As is clear from the above, the proposed development of the western front of V Aleji Street consists of two separate parts of different typologies, with a passage to the garden located “in the courtyard”. The choice reflects the situation of the opposite street front. Except for the corner, it is made up of terraced family houses; the width of their facades and the repetition of house entrances gives the street a small scale and rhythm. Therefore, the typology of quasi single-family homes, i.e. quasi-town houses, has been chosen for the proposed urban apartment building, consisting of a serial arrangement of the dwelling section consisting of one apartment on the ground floor and above its width two maisonettes located next to each other on the upper two floors. Each apartment has its entrance directly from the public space to the upper floors using external forward staircases, which give the front a rhythm or beat analogous to the one existing opposite. The chosen typology also combines the advantages of the compactness of an apartment building with the greater privacy of family houses and, at the same time, ensures good affordability for cooperative metropolitan housing, as it is very advantageous in terms of the living and utility areas, i.e. the enclosed spaces of the building, since it does not contain any internal communication spaces.

At the intersection of V Aleji and K Jezerům streets, where the regulatory plan prescribes the location of a retail outlet on the ground floor of the development, an apartment building is designed with a common vertical communication core with an entrance from the small square, its form and importance shaped by the commercial partner. This situation reflects the opposite side of the street, the corner of which is occupied by a carpentry company in a building that stands out from its row of family houses.
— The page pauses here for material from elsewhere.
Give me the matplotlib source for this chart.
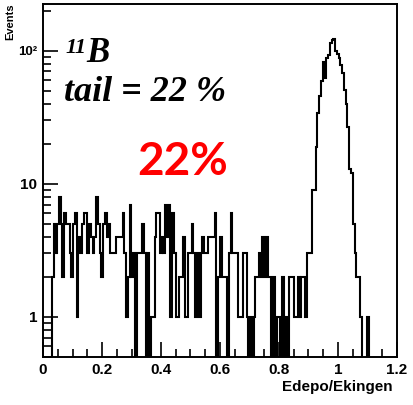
import numpy as np
import matplotlib
matplotlib.use("Agg")
import matplotlib.pyplot as plt
from matplotlib.ticker import FixedLocator, MultipleLocator, NullFormatter

OUTPUT_FILE = "out.png"

# 200 bins of Edepo/Ekingen between 0 and 1.2
X_MIN = 0.0
X_MAX = 1.2
N_BINS = 200

# bins 0..148: low-energy tail
TAIL_COUNTS = [
    0, 0, 0, 0, 0, 2, 5, 3, 5, 8,
    5, 2, 6, 5, 5, 3, 2, 5, 6, 1,
    4, 3, 5, 6, 6, 3, 5, 4, 3, 4,
    8, 5, 3, 2, 5, 6, 4, 5, 3, 3,
    3, 4, 4, 4, 4, 6, 3, 1, 2, 7,
    2, 3, 0, 3, 3, 3, 5, 3, 0, 3,
    0, 1, 1, 4, 6, 6, 3, 4, 3, 7,
    4, 7, 1, 6, 3, 1, 1, 2, 2, 4,
    1, 1, 3, 3, 5, 3, 1, 3, 1, 3,
    4, 3, 3, 4, 4, 4, 4, 6, 0, 2,
    4, 2, 2, 2, 0, 3, 6, 3, 3, 3,
    1, 1, 1, 3, 3, 1, 0, 1, 0, 1,
    2, 2, 3, 2, 4, 2, 4, 2, 2, 0,
    2, 0, 1, 1, 0, 2, 0, 1, 0, 2,
    2, 2, 1, 1, 2, 1, 2, 2, 1,
]

# bins 149..199: full-energy peak
PEAK_COUNTS = [
    3, 3, 3, 9, 9, 19, 34, 46, 59, 82,
    62, 88, 93, 114, 120, 122, 99, 95, 88, 78,
    68, 51, 40, 27, 13, 12, 5, 3, 2, 2,
    1, 0, 0, 0, 1, 0, 0, 0, 0, 0,
    0, 0, 0, 0, 0, 0, 0, 0, 0, 0,
    0,
]

X_TICKS = [0, 0.2, 0.4, 0.6, 0.8, 1, 1.2]
X_TICK_LABELS = ["0", "0.2", "0.4", "0.6", "0.8", "1", "1.2"]
Y_TICKS = [1, 10, 100]
Y_TICK_LABELS = ["1", "10", "10²"]

W, H = 414, 405


def px(x, y):
    """Pixel position (from top-left) -> figure fraction."""
    return x / W, 1 - y / H


def plot_histogram(counts):
    fig = plt.figure(figsize=(W / 100, H / 100), dpi=100)
    ax = fig.add_axes([43 / W, 1 - 357 / H, (397 - 43) / W, (357 - 4) / H])

    edges = np.linspace(X_MIN, X_MAX, N_BINS + 1)
    ax.set_yscale("log", nonpositive="clip")
    ax.stairs(counts, edges, color="black", linewidth=1.5)

    ax.set_xlim(X_MIN, X_MAX)
    ax.set_ylim(0.5, 225)

    for side in ax.spines.values():
        side.set_linewidth(1.4)

    ax.xaxis.set_major_locator(FixedLocator(X_TICKS))
    ax.xaxis.set_minor_locator(MultipleLocator(0.05))
    ax.set_xticklabels(X_TICK_LABELS)
    ax.yaxis.set_major_locator(FixedLocator(Y_TICKS))
    ax.set_yticklabels(Y_TICK_LABELS)
    ax.yaxis.set_minor_locator(FixedLocator(
        [v * d for d in (0.1, 1, 10, 100) for v in range(2, 10)]))
    ax.yaxis.set_minor_formatter(NullFormatter())

    ax.tick_params(which="both", direction="in", top=False, right=False,
                   width=1.2, labelsize=11)
    ax.tick_params(which="major", length=11, pad=4)
    ax.tick_params(which="minor", length=6)
    for lab in ax.get_xticklabels() + ax.get_yticklabels():
        lab.set_fontfamily("Liberation Sans")
        lab.set_fontweight("bold")
    ax.get_yticklabels()[2].set_fontsize(9.5)

    fig.text(*px(10, 3), "Events", rotation=90, ha="center", va="top",
             fontsize=8, fontweight="bold", family="Liberation Sans")
    fig.text(*px(393, 387), "Edepo/Ekingen", ha="right", va="center",
             fontsize=11, fontweight="bold", family="Liberation Sans")

    serif = dict(family="Liberation Serif", style="italic", fontweight="bold")
    fig.text(*px(65, 53), "11", ha="left", va="baseline", fontsize=16, **serif)
    fig.text(*px(86, 62), "B", ha="left", va="baseline", fontsize=25, **serif)
    fig.text(*px(64, 101), "tail = 22 %", ha="left", va="baseline",
             fontsize=26, **serif)

    fig.text(*px(137, 175), "22%", ha="left", va="baseline", color="red",
             fontsize=33, fontweight="bold", family="Lato")

    fig.savefig(OUTPUT_FILE, dpi=100)


def main():
    counts = np.array(TAIL_COUNTS + PEAK_COUNTS, dtype=float)
    plot_histogram(counts)


if __name__ == "__main__":
    main()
Used in this way, the construction typology establishes the opportunity to create the form and atmosphere of a new part of the street which will correspond to and, at the same time, strengthen the traditional one already established locally by the existing development.

Atmosphere

The principles described above establish the framework and thus the possibility that, with the correct choice for the form and materiality of buildings, an atmosphere for the environment will be created corresponding to and strengthening the historically given, naturally existing one. In other words, developing and enhancing the mood of a suburban village or street, and thus giving rise to a good neighbourhood. The form and materiality of the design are deliberately chosen to be traditional and commonplace, customary or conventional, to create those natural and expected qualities of an environment not always achieved by contemporary construction. The means to achieve this are the traditional sizes and formats of windows and doors, the plastering of facades, their natural colour, the greenery of the front gardens and public spaces, and their surfaces and fixtures. These can also contribute to the good socialisation and social resilience of the site.

Sustainability

The sustainability of the buildings and the environment they create is the design’s primary criterion and goal. Thus it fulfils the rules of blue-green infrastructure (infiltration of rainwater at the point of fall – green retention roofs, seepage lawns in the street, retention pond in the garden, microclimate created by vegetation and its cooling of the building mass by shading) and energy-efficient buildings – it is designed as a passive house (construction solution and materials, size of glazing and its shading, mass compactness, heat recovery, vegetated roofs, and heating). The proposal also strengthens social resilience (community gardens, playgrounds, sorted waste management, and job opportunities in retail).